Draw gives Ireland good opportunity to proceed but topping pool looks essential
New Zealand will take heart from having beaten Tonga (in the pool stages) and Argentina (in the quarter-finals) en route to reaching their Holy Grail on home soil last year in a group which may also feature Georgia and Namibia.
Qualifying campaign
Ireland’s remaining pool opponents from the fourth and fifth bands have still to be decided. The qualifying campaign, which started in Mexico earlier this year, features another 80 nations playing 184 matches around the globe and the most likely teams to fill Pool D are Romania or Russia, as the second European qualifiers behind Georgia, and the best Americas’ qualifier, where Canada are fancied above the USA Eagles.
One takes Declan Kidney’s point that given the failure to reach the quarter-finals in 1999 and 2007, Ireland shouldn’t lose the run of themselves.
There is also the point that Warren Gatland makes, namely that New Zealand have often not been helped by sauntering through the group stages against an amalgam of second string XVs or second-rate rugby nations to then run into a more match-hardened team in the quarter-finals.
It’s also worth noting, as Gatland did, that the eventual two finalists in each of the last two World Cups came from the same pool.
The critical order of matches and venues won’t be finalised for another 18 months or so, and the political manoeuvrings in Pool A will be especially intriguing. Hosts and organisers will assuredly want England to host both Australia and Wales in a large English venue, ie preferably Twickenham or perhaps Wembley or the Olympic Stadium.
Unfair prospect
For commercial reasons, the organisers may well see value in having a few games in Cardiff, and with Scotland off the agenda, the one other game guaranteed to sell out the Millennium Stadium would be Wales against Australia. But this raises the distinctly unfair prospect of the top seeds and two-time winners Australia having to play both England and Wales away in their respective lairs.
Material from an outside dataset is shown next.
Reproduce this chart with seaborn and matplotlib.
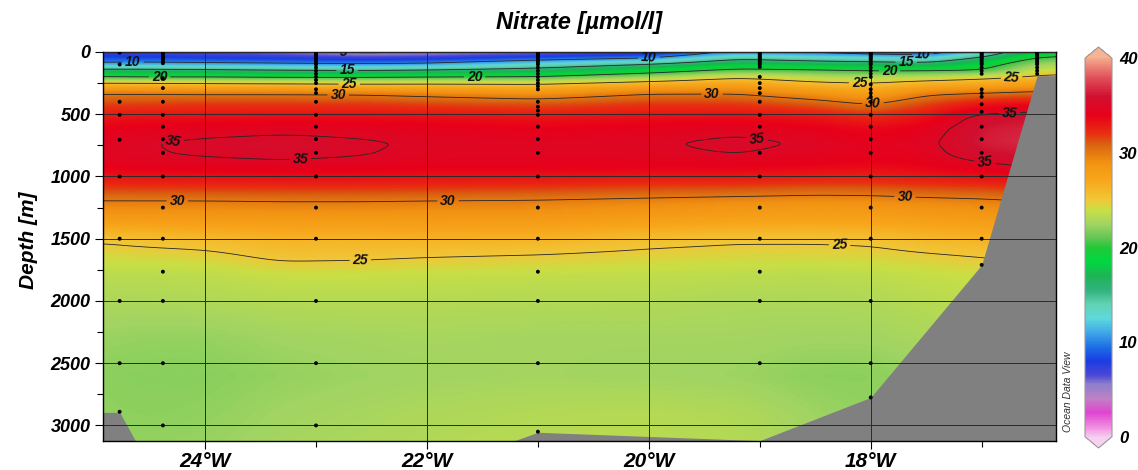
import numpy as np
import pandas as pd
import matplotlib
matplotlib.use("Agg")
import matplotlib.pyplot as plt
from matplotlib.colors import LinearSegmentedColormap
from matplotlib.ticker import FixedLocator
import seaborn as sns

# ---------------------------------------------------------------------------
# Gridded nitrate section (µmol/l): rows = depth nodes, columns = longitude nodes
# ---------------------------------------------------------------------------
lon_nodes = [-25.0, -24.5, -24.0, -23.3, -22.6, -22.0, -21.0, -20.0,
             -19.2, -18.5, -18.0, -17.5, -17.0, -16.5, -16.2]
depth_nodes = [0, 30, 60, 100, 150, 200, 250, 330, 420, 520, 620, 730, 830,
               930, 1050, 1200, 1350, 1500, 1650, 1800, 2000, 2300, 2600, 2900, 3200]
nitrate = [
    [7.0, 6.5, 6.0, 5.3, 4.6, 4.8, 5.0, 6.5, 10.5, 9.5, 8.5, 8.0, 12.5, 17.5, 18.5],
    [7.8, 7.5, 7.0, 6.5, 5.5, 5.8, 7.0, 8.5, 12.5, 11.5, 11.0, 10.5, 14.0, 19.3, 20.0],
    [8.8, 8.8, 8.5, 8.2, 7.8, 8.0, 9.6, 10.8, 15.3, 14.2, 13.8, 13.0, 16.5, 21.0, 21.5],
    [10.8, 11.0, 10.8, 10.5, 10.2, 10.6, 12.8, 15.4, 18.0, 17.0, 16.5, 16.2, 18.6, 22.5, 23.0],
    [16.5, 16.3, 16.0, 15.5, 15.2, 15.6, 16.6, 18.6, 20.8, 20.5, 20.0, 20.0, 20.0, 24.0, 24.3],
    [20.0, 19.7, 19.8, 19.5, 19.5, 19.8, 20.0, 22.2, 24.6, 23.2, 22.8, 23.3, 24.2, 25.3, 25.5],
    [25.3, 25.2, 25.0, 24.8, 24.6, 24.7, 24.6, 26.0, 27.0, 25.4, 25.0, 26.0, 26.5, 27.5, 27.5],
    [29.9, 29.9, 29.8, 29.8, 29.7, 29.3, 28.6, 29.9, 29.9, 28.6, 27.5, 29.6, 30.0, 30.5, 30.5],
    [31.5, 31.6, 31.8, 31.8, 31.8, 31.5, 31.2, 31.8, 31.8, 31.0, 29.9, 31.5, 33.0, 33.5, 33.5],
    [33.0, 33.2, 33.3, 33.4, 33.4, 33.3, 33.0, 33.3, 33.4, 33.0, 32.2, 33.2, 35.6, 36.0, 36.0],
    [34.0, 34.2, 34.4, 34.6, 34.5, 34.3, 34.0, 34.2, 34.6, 34.1, 33.6, 34.2, 36.2, 36.6, 36.6],
    [34.6, 34.95, 35.3, 35.6, 35.2, 34.8, 34.6, 34.8, 35.4, 34.8, 34.3, 34.6, 36.4, 36.8, 36.8],
    [34.6, 34.9, 35.1, 35.4, 35.05, 34.7, 34.6, 34.7, 34.95, 34.5, 34.2, 34.4, 35.8, 36.2, 36.2],
    [34.0, 34.1, 34.2, 34.3, 34.2, 34.0, 34.0, 33.9, 33.9, 33.7, 33.5, 33.8, 34.4, 35.0, 35.0],
    [32.5, 32.6, 32.7, 32.8, 32.8, 32.7, 32.6, 32.3, 32.3, 32.0, 32.0, 32.3, 32.5, 33.0, 33.0],
    [29.9, 29.9, 29.9, 30.0, 30.0, 29.9, 29.8, 29.5, 29.2, 29.0, 29.1, 29.4, 29.6, 30.0, 30.0],
    [28.0, 28.0, 28.1, 28.2, 28.2, 28.2, 28.2, 27.8, 27.5, 27.4, 27.5, 27.8, 28.0, 28.3, 28.3],
    [25.2, 25.6, 25.8, 26.3, 26.2, 26.4, 26.3, 25.6, 25.3, 25.3, 25.4, 26.0, 26.3, 26.6, 26.6],
    [24.2, 24.3, 24.5, 25.3, 25.2, 25.0, 24.8, 24.5, 24.3, 24.3, 24.4, 24.7, 25.0, 25.3, 25.3],
    [23.4, 23.4, 23.5, 23.9, 23.9, 23.8, 23.7, 23.6, 23.5, 23.4, 23.5, 23.8, 24.0, 24.3, 24.3],
    [22.9, 22.9, 23.0, 23.2, 23.2, 23.2, 23.1, 23.1, 22.9, 22.9, 23.0, 23.3, 23.5, 23.7, 23.7],
    [22.3, 22.2, 22.2, 22.5, 22.6, 22.7, 22.6, 22.6, 22.6, 22.5, 22.5, 22.8, 23.0, 23.2, 23.2],
    [22.0, 21.9, 21.9, 22.2, 22.4, 22.5, 22.6, 22.5, 22.4, 22.0, 22.0, 22.3, 22.5, 22.8, 22.8],
    [22.1, 22.0, 22.1, 22.5, 22.7, 22.9, 23.1, 23.2, 23.0, 22.4, 22.1, 22.3, 22.5, 22.7, 22.7],
    [22.2, 22.2, 22.3, 22.7, 22.9, 23.1, 23.4, 23.5, 23.2, 22.7, 22.2, 22.3, 22.5, 22.7, 22.7],
]

# CTD stations: longitude and sampled depths (m)
station_lon = [-24.77, -24.38, -23.0, -21.0, -19.0, -18.0, -17.0, -16.5]
station_depths = [
    [5, 100, 400, 505, 705, 1000, 1500, 2000, 2500, 2890],
    [5, 10, 20, 30, 40, 50, 60, 75, 90, 210, 290, 400, 505, 600, 700, 810, 1000,
     1250, 1500, 1765, 2000, 2500, 3000],
    [5, 10, 20, 30, 40, 50, 60, 75, 90, 100, 125, 150, 175, 200, 225, 250, 300,
     330, 400, 505, 600, 700, 810, 1000, 1250, 1500, 2000, 2500, 3000],
    [5, 10, 20, 30, 40, 50, 60, 75, 90, 100, 125, 150, 175, 200, 225, 250, 275,
     300, 400, 440, 470, 505, 600, 700, 810, 1000, 1250, 1500, 1765, 2000, 2500, 3050],
    [5, 10, 20, 30, 40, 50, 60, 75, 90, 100, 120, 200, 250, 290, 330, 400, 505,
     600, 810, 1000, 1250, 1500, 1765, 2000, 2500],
    [5, 10, 20, 30, 40, 50, 60, 75, 90, 100, 125, 150, 175, 200, 260, 300, 330,
     360, 400, 505, 600, 700, 810, 1000, 1250, 1500, 2000, 2500, 2775],
    [5, 10, 20, 30, 40, 50, 60, 75, 90, 100, 125, 150, 175, 300, 330, 360, 420,
     480, 600, 700, 810, 1000, 1250, 1500, 1710],
    [5, 10, 20, 30, 40, 50, 60, 75, 90, 100, 125, 150, 175],
]

# Seafloor along the section (m)
bathy_lon = [-24.92, -24.77, -24.62, -21.25, -21.0, -19.0, -18.0, -17.0, -16.5, -16.33]
bathy_depth = [2895, 2895, 3135, 3135, 3055, 3122, 2775, 1710, 190, 190]

contour_levels = [5, 10, 15, 20, 25, 30, 35]
# where the isoline labels sit (lon, depth)
label_spots = [(-24.65, 92), (-24.41, 205), (-22.78, 15), (-22.72, 140), (-22.70, 235),
               (-22.80, 330), (-24.29, 700), (-23.14, 866), (-24.25, 1200),
               (-22.60, 1684), (-21.57, 205), (-21.81, 1170), (-20.0, 48),
               (-19.43, 337), (-19.02, 682), (-18.10, 250), (-17.83, 150),
               (-17.68, 86), (-17.53, 24), (-17.98, 425), (-16.73, 208),
               (-16.75, 490), (-16.97, 890), (-17.69, 1140), (-18.28, 1530)]

x_ticks = [-24, -22, -20, -18]
x_ticklabels = ["24°W", "22°W", "20°W", "18°W"]
x_minor = [-23, -21, -19, -17]
y_ticks = [0, 500, 1000, 1500, 2000, 2500, 3000]
y_minor = [250, 750, 1250, 1750, 2250, 2750]
cbar_ticks = [0, 10, 20, 30, 40]

# ---------------------------------------------------------------------------
# Interpolate the node table onto a fine section grid and smooth it
# ---------------------------------------------------------------------------
lon_f = np.linspace(-24.92, -16.33, 520)
dep_f = np.linspace(0, 3130, 440)
tab = np.asarray(nitrate, dtype=float)
cols = np.column_stack([np.interp(dep_f, depth_nodes, tab[:, j]) for j in range(tab.shape[1])])
field = np.vstack([np.interp(lon_f, lon_nodes, row) for row in cols])


def _gauss_smooth(a, sig_r, sig_c):
    def kern(s):
        n = int(3 * s) + 1
        x = np.arange(-n, n + 1)
        w = np.exp(-0.5 * (x / s) ** 2)
        return w / w.sum(), n
    kr, nr = kern(sig_r)
    a = np.pad(a, ((nr, nr), (0, 0)), mode="edge")
    a = np.apply_along_axis(lambda v: np.convolve(v, kr, mode="valid"), 0, a)
    kc, nc = kern(sig_c)
    a = np.pad(a, ((0, 0), (nc, nc)), mode="edge")
    a = np.apply_along_axis(lambda v: np.convolve(v, kc, mode="valid"), 1, a)
    return a


field = _gauss_smooth(field, 2.5, 7.0)

# ODV-like rainbow palette
cmap_nodes = [
    (0.0, "#f6c8ee"), (1.0, "#f08ce0"), (2.5, "#e044d0"), (4.0, "#c080c4"),
    (5.5, "#8c80cc"), (6.5, "#4a46d6"), (8.0, "#1a3ce2"), (9.5, "#1e70e6"),
    (11.0, "#40a8e8"), (12.5, "#5ed8dc"), (14.0, "#62d2b2"), (15.5, "#30b27e"),
    (17.0, "#1eb454"), (18.5, "#00d840"), (20.0, "#22c838"), (21.0, "#62c654"),
    (22.5, "#a2d462"), (24.0, "#cadf44"), (25.0, "#f0c838"), (27.0, "#f8a81c"),
    (29.0, "#f29212"), (31.0, "#d86010"), (32.0, "#e83010"), (34.0, "#e8001a"),
    (36.0, "#d01030"), (38.0, "#e0505a"), (40.0, "#f4a88a"),
]
odv = LinearSegmentedColormap.from_list("odv", [(v / 40.0, c) for v, c in cmap_nodes], N=512)
odv.set_over("#f6b496")
odv.set_under("#f6d2f2")

# ---------------------------------------------------------------------------
# Figure
# ---------------------------------------------------------------------------
sns.set_style("ticks")
plt.rcParams["font.family"] = ["Liberation Sans", "DejaVu Sans"]
plt.rcParams["font.weight"] = "bold"
plt.rcParams["font.style"] = "italic"
plt.rcParams["text.color"] = "black"
plt.rcParams["xtick.color"] = "black"
plt.rcParams["ytick.color"] = "black"
plt.rcParams["axes.labelcolor"] = "black"

fig = plt.figure(figsize=(11.38, 4.70), dpi=100)
ax = fig.add_axes([103 / 1138, 1 - 441 / 470, (1056 - 103) / 1138, (441 - 52) / 470])
ax.set_axisbelow(False)

mesh = ax.pcolormesh(lon_f, dep_f, field, cmap=odv, vmin=0, vmax=40,
                     shading="gouraud", zorder=0.5, rasterized=True)
cs = ax.contour(lon_f, dep_f, field, levels=contour_levels, colors="#262626",
                linewidths=0.6, zorder=1.5)
labels = ax.clabel(cs, fmt="%d", manual=label_spots, inline=True,
                   inline_spacing=3, fontsize=10)
for t in labels:
    t.set_color("#111111")

ax.fill_between(bathy_lon, bathy_depth, 3400, color="#808080", lw=0, zorder=2)

samples = pd.DataFrame(
    [(lon, d) for lon, ds in zip(station_lon, station_depths) for d in ds],
    columns=["lon", "depth"],
)
sns.scatterplot(data=samples, x="lon", y="depth", ax=ax, s=8, color="black",
                edgecolor="none", legend=False, zorder=4)

ax.set_xlim(-24.92, -16.33)
ax.set_ylim(3125, 0)
ax.set_xlabel("")
ax.set_ylabel("")

ax.xaxis.set_major_locator(FixedLocator(x_ticks))
ax.set_xticklabels(x_ticklabels)
ax.xaxis.set_minor_locator(FixedLocator(x_minor))
ax.yaxis.set_major_locator(FixedLocator(y_ticks))
ax.yaxis.set_minor_locator(FixedLocator(y_minor))
ax.tick_params(axis="x", which="major", labelsize=15, length=6, width=0.8, pad=2,
               colors="black")
ax.tick_params(axis="x", which="minor", length=4, width=0.8, colors="black")
ax.tick_params(axis="y", which="major", labelsize=13, length=6, width=0.8, pad=3,
               colors="black")
ax.tick_params(axis="y", which="minor", length=4, width=0.8, colors="black")
ax.grid(True, which="major", color="#2a2a2a", lw=0.7)
for sp in ax.spines.values():
    sp.set_color("black")
    sp.set_linewidth(1.0)

fig.text(0.509, 1 - 22 / 470, "Nitrate [µmol/l]", ha="center", va="center",
         fontsize=17, color="black")
fig.text(28 / 1138, 1 - 240 / 470, "Depth [m]", ha="center", va="center",
         rotation=90, fontsize=15, color="black")
fig.text(1068 / 1138, 1 - 392 / 470, "Ocean Data View", ha="center", va="center",
         rotation=90, fontsize=7.5, fontweight="normal", style="italic", color="#333333")

cax = fig.add_axes([1085 / 1138, 1 - 448 / 470, 27 / 1138, (448 - 47) / 470])
cb = fig.colorbar(mesh, cax=cax, extend="both", extendfrac=0.03, ticks=cbar_ticks)
cb.outline.set_edgecolor("#9a9a9a")
cb.outline.set_linewidth(0.8)
cax.tick_params(length=0, labelsize=12, pad=5, colors="black")

fig.savefig("out.png", dpi=100)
As last year’s World Cup in New Zealand highlighted, one of the few spin-offs from Ireland returning to waves of emigration is that the ever-swelling Irish diaspora commercially commands big venues. (And heaven knows how much more the expanse of Irish “hotspots” will have been swelled in the intervening three years).
It is therefore more than conceivable that Ireland will meet say, France, in one of the three big London venues and, say, Italy, in one of Britain’s many Irish hotspots, such as the 77,000-capacity Old Trafford in Manchester. That there might be more overseas visitors than natives in the ground would assuredly make it just like a normal home game there too, no?